• Data section:
-- -- --

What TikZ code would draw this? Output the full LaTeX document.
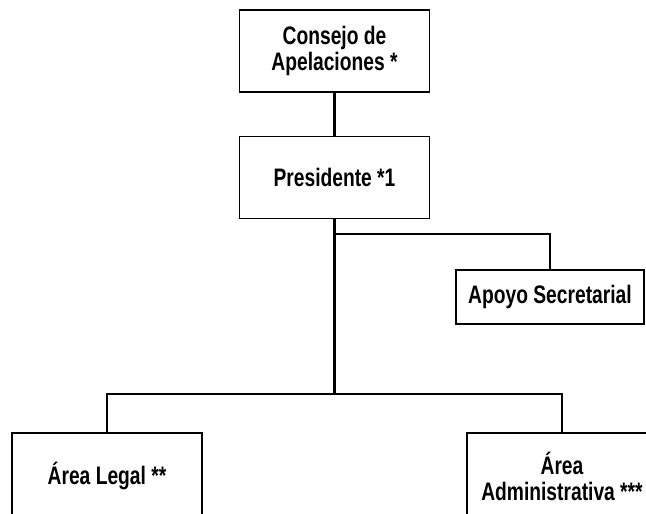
\documentclass[tikz,border=0pt]{standalone}
\usepackage{fontspec}
\setmainfont{Liberation Sans}[FakeStretch=0.76]
\usepackage{tikz}
\usetikzlibrary{positioning, calc}

\begin{document}
\begin{tikzpicture}[x=0.25mm, y=-0.25mm,
    font=\fontsize{18}{18.5}\selectfont\bfseries,
    box/.style={draw, line width=1.3pt, fill=white, align=center,
                minimum width=47.5mm, minimum height=20.5mm, inner sep=0pt},
    link/.style={line width=1.8pt}]
  \useasboundingbox (0,0) rectangle (646,514);
  \clip (0,0) rectangle (646,514);  % boxes at the bottom run off the page

  \node[box] (consejo) at (334.5,51) {Consejo de\\Apelaciones *};
  \node[box] (presidente) at (334.5,177.5) {Presidente *1};
  \node[box, minimum width=47mm, minimum height=13.5mm]
    (apoyo) at (550,297) {Apoyo Secretarial};
  \node[box, minimum height=21.5mm] (legal) at (107,476) {Área Legal **};
  \node[box, minimum height=21.5mm] (admin) at (562,476) {Área\\Administrativa ***};

  \coordinate (split1) at (334.5,234);
  \coordinate (split2) at (334.5,394);
  \draw[link] (consejo) -- (presidente);
  \draw[link] (presidente) -- (split2);
  \draw[link] (split1) -| (apoyo);
  \draw[link] (split2) -| (legal);
  \draw[link] (split2) -| (admin);
\end{tikzpicture}
\end{document}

-- -- --

• What is being asked:
Set the pictures aside and transcribe the data above exactly.

• Problem solution:
What TikZ code would draw this? Output the full LaTeX document.
\documentclass[tikz,border=0pt]{standalone}
\usepackage{fontspec}
\setmainfont{Liberation Sans}[FakeStretch=0.76]
\usepackage{tikz}
\usetikzlibrary{positioning, calc}

\begin{document}
\begin{tikzpicture}[x=0.25mm, y=-0.25mm,
    font=\fontsize{18}{18.5}\selectfont\bfseries,
    box/.style={draw, line width=1.3pt, fill=white, align=center,
                minimum width=47.5mm, minimum height=20.5mm, inner sep=0pt},
    link/.style={line width=1.8pt}]
  \useasboundingbox (0,0) rectangle (646,514);
  \clip (0,0) rectangle (646,514);  % boxes at the bottom run off the page

  \node[box] (consejo) at (334.5,51) {Consejo de\\Apelaciones *};
  \node[box] (presidente) at (334.5,177.5) {Presidente *1};
  \node[box, minimum width=47mm, minimum height=13.5mm]
    (apoyo) at (550,297) {Apoyo Secretarial};
  \node[box, minimum height=21.5mm] (legal) at (107,476) {Área Legal **};
  \node[box, minimum height=21.5mm] (admin) at (562,476) {Área\\Administrativa ***};

  \coordinate (split1) at (334.5,234);
  \coordinate (split2) at (334.5,394);
  \draw[link] (consejo) -- (presidente);
  \draw[link] (presidente) -- (split2);
  \draw[link] (split1) -| (apoyo);
  \draw[link] (split2) -| (legal);
  \draw[link] (split2) -| (admin);
\end{tikzpicture}
\end{document}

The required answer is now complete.